The thing about all of this is, it reinforces in my mind the attitude that says, “keep at it!”

Funnily, that point of view has “spilled over into” other areas of my existence as well.

About four years ago, I found myself out of a job. How that all came about is a long story, and one for another time.

What I will tell you is that I had a wealth of experience that I didn’t know was “in my arsenal.” The result was that when folks approached me about a new position, I “undersold” myself.

That mistake ended up costing my a couple of year’s time. Don’t misunderstand, valuable things came out of that set of experiences.

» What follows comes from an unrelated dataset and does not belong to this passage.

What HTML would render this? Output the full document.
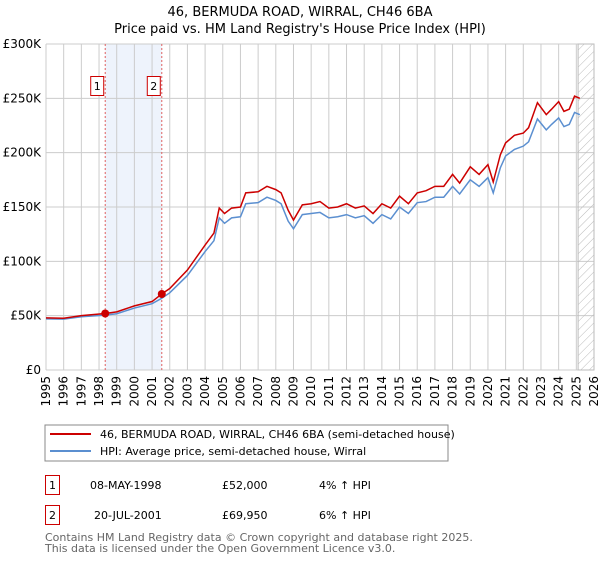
<!DOCTYPE html>
<html><head><meta charset="utf-8"><style>
body{margin:0;background:#fff;width:600px;height:560px;overflow:hidden;font-family:"DejaVu Sans","Liberation Sans",sans-serif}
svg text{font-family:"DejaVu Sans","Liberation Sans",sans-serif}
</style></head><body>
<svg id="chart" width="600" height="560" viewBox="0 0 600 560">
<text x="300" y="16" text-anchor="middle" font-size="13">46, BERMUDA ROAD, WIRRAL, CH46 6BA</text>
<text x="300" y="33" text-anchor="middle" font-size="13">Price paid vs. HM Land Registry's House Price Index (HPI)</text>
<defs><pattern id="hatch" width="6" height="6" patternUnits="userSpaceOnUse" patternTransform="rotate(45)"><line x1="0" y1="0" x2="0" y2="6" stroke="#bbb" stroke-width="1"/></pattern></defs>
<g id="grid"></g><g id="marks"></g><g id="axes"></g>
<rect x="45" y="425" width="403" height="36" fill="#fff" stroke="#888" stroke-width="1"/>
<line x1="50" y1="434" x2="91" y2="434" stroke="#cc0000" stroke-width="2"/>
<text x="100" y="438" font-size="11">46, BERMUDA ROAD, WIRRAL, CH46 6BA (semi-detached house)</text>
<line x1="50" y1="451" x2="91" y2="451" stroke="#5b8fd0" stroke-width="2"/>
<text x="100" y="455" font-size="11">HPI: Average price, semi-detached house, Wirral</text>
<g font-size="11">
<rect x="45.5" y="475.5" width="14" height="19" fill="#fff" stroke="#cc0000"/>
<text x="52.5" y="489" text-anchor="middle">1</text>
<text x="90" y="489">08-MAY-1998</text><text x="222" y="489">£52,000</text><text x="319" y="489">4% ↑ HPI</text></g>
<g font-size="11">
<rect x="45.5" y="505.5" width="14" height="19" fill="#fff" stroke="#cc0000"/>
<text x="52.5" y="519" text-anchor="middle">2</text>
<text x="94" y="519">20-JUL-2001</text><text x="222" y="519">£69,950</text><text x="319" y="519">6% ↑ HPI</text></g>
<text x="45" y="541" font-size="11" fill="#666">Contains HM Land Registry data © Crown copyright and database right 2025.</text>
<text x="45" y="552" font-size="11" fill="#666">This data is licensed under the Open Government Licence v3.0.</text>
</svg>
<script>
const yearTicks=[1995,1996,1997,1998,1999,2000,2001,2002,2003,2004,2005,2006,2007,2008,2009,2010,2011,2012,2013,2014,2015,2016,2017,2018,2019,2020,2021,2022,2023,2024,2025,2026];
const valueTicks=[0,50000,100000,150000,200000,250000,300000];
const valueLabels=["£0","£50K","£100K","£150K","£200K","£250K","£300K"];
const priceYears=[1995,1996,1997,1998.35,1999,2000,2001,2001.55,2002,2003,2004,2004.5,2004.8,2005.1,2005.5,2006,2006.3,2007,2007.5,2008,2008.3,2008.7,2009,2009.5,2010,2010.5,2011,2011.5,2012,2012.5,2013,2013.5,2014,2014.5,2015,2015.5,2016,2016.5,2017,2017.5,2018,2018.4,2019,2019.5,2020,2020.3,2020.7,2021,2021.5,2022,2022.3,2022.8,2023.3,2023.6,2024,2024.3,2024.6,2024.9,2025.2];
const priceValues=[48000,47600,50000,52000,53500,59000,63000,70000,75000,92000,115000,126000,149000,144000,149000,150000,163000,164000,169000,166000,163000,147000,138000,152000,153000,155000,149000,150000,153000,149000,151000,144000,153000,149000,160000,153000,163000,165000,169000,169000,180000,172000,187000,180000,189000,173000,198000,209000,216000,218000,223000,246000,235000,240000,247000,238000,240000,252000,250000];
const hpiValues=[47000,46800,49000,50500,51800,57000,61000,66000,71000,87000,109000,119000,140000,135000,140000,141000,153000,154000,159000,156000,153000,137000,130000,143000,144000,145000,140000,141000,143000,140000,142000,135000,143000,139000,150000,144000,154000,155000,159000,159000,169000,162000,175000,169000,177000,163000,186000,197000,203000,206000,210000,231000,221000,226000,232000,224000,226000,237000,235000];
const saleYears=[1998.35,2001.55];
const saleValues=[52000,69950];
const saleLabels=["1","2"];
const hatchStart=2025.1;
const X0=46,X1=594,Y0=370,Y1=44;
const xs=y=>X0+(y-1995)/(2026-1995)*(X1-X0);
const ys=v=>Y0-v/300000*(Y0-Y1);
const NS="http://www.w3.org/2000/svg";
function mk(tag,attrs,parent){const e=document.createElementNS(NS,tag);for(const k in attrs)e.setAttribute(k,attrs[k]);parent.appendChild(e);return e;}
const grid=document.getElementById('grid'),marks=document.getElementById('marks'),axes=document.getElementById('axes');
// shaded band between sales
const band=mk('rect',{x:xs(saleYears[0]),y:Y1,width:xs(saleYears[1])-xs(saleYears[0]),height:Y0-Y1,fill:'#eef3fc'},grid);


yearTicks.forEach(t=>{const l=mk('line',{x1:xs(t),x2:xs(t),y1:Y1,y2:Y0,stroke:'#ccc','stroke-width':1},grid);


const tx=mk('text',{x:0,y:0,'font-size':12,'text-anchor':'end',transform:`translate(${xs(t)+4},${Y0+6}) rotate(-90)`},axes);
tx.textContent=t;

});
valueTicks.forEach((v,i)=>{const l=mk('line',{x1:X0,x2:X1,y1:ys(v),y2:ys(v),stroke:'#ccc','stroke-width':1},grid);


const tx=mk('text',{x:X0-5,y:ys(v)+4,'font-size':12,'text-anchor':'end'},axes);
tx.textContent=valueLabels[i];

});
const h=mk('rect',{x:xs(hatchStart),y:Y1,width:X1-xs(hatchStart),height:Y0-Y1,fill:'url(#hatch)',stroke:'#bbb'},grid);


const hp=mk('polyline',{points:priceYears.map((y,i)=>xs(y)+','+ys(hpiValues[i])).join(' '),fill:'none',stroke:'#5b8fd0','stroke-width':1.5},marks);


const pp=mk('polyline',{points:priceYears.map((y,i)=>xs(y)+','+ys(priceValues[i])).join(' '),fill:'none',stroke:'#cc0000','stroke-width':1.5},marks);


saleYears.forEach((y,i)=>{const vl=mk('line',{x1:xs(y),x2:xs(y),y1:Y1,y2:Y0,stroke:'#e06060','stroke-dasharray':'2,2','stroke-width':1},marks);


const c=mk('circle',{cx:xs(y),cy:ys(saleValues[i]),r:4,fill:'#cc0000'},marks);


const r=mk('rect',{x:xs(y)-14.5,y:76.5,width:13,height:19,fill:'#fff',stroke:'#cc0000'},marks);


const t=mk('text',{x:xs(y)-8,y:90,'font-size':11,'text-anchor':'middle'},marks);
t.textContent=saleLabels[i];

});
</script>
</body></html>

Even so, I found myself performing at a higher level than would have been expected based on the position I occupied.

As is often the case, the people for whom I was working “took advantage” of the situation, and kept me in a lower position, even though they could easily have hired me into one commensurate with my skill set.

I continued to work with them in good faith until somebody came along and offered me a position that felt like a “stretch” for me.

Looking at that position, the money was better, the title was a little more than I thought I could manage, the work site was way closer to home and there were some other benefits I won’t get into here.

I moved to that position with a great deal of trepidation.

It turns out that I needn’t have worried myself. I’m not saying no aspects of the job were challenging. I’m not telling you I didn’t have to stretch—to learn things that were new, different and difficult. What I am saying is that I was “up for the challenge.” And I like to think I managed pretty well at that position.

That job has since “finished.” The company I was supporting lost their contract, which put me out of work. So I went “on the hunt” yet again.

Well another opportunity presented itself and it “felt like” the “next level.” This time I realized that there will always be challenges to be dealt with, no matter where you are. So I jumped at the position.

Maybe I will find there are issues that make it needful or worthwhile for me to move on at some point, but I certainly don’t see that being the case at present.

Yet again, my point? My experience allowed me to move on both times. If anything was going to hold me back it would be a lack of tenacity. That’s an important realization.

A lot of life is about just living the day-to-day. A bunch of what we do is get up and get about the normal business of the day. Thing is, sometimes challenges arise, and we must decide how to handle them. Will I wrestle with the challenge and figure it out, or will I give up and let it defeat me?

As for me, I’m more likely every day to take the challenge and see where it leads. I may “win” I may “lose,” but if I lose, it won’t be for want of trying.

Okay, as is often the case, I have run out of time and overrun my self-imposed “word count limitation.” That being true, even though there was more I would have loved to take the time to discuss, it’ll have to wait for another day, and another article.

As usual, allow me to wish you the best of days and thank you—yet again, gentle reader—for taking the time to get this far.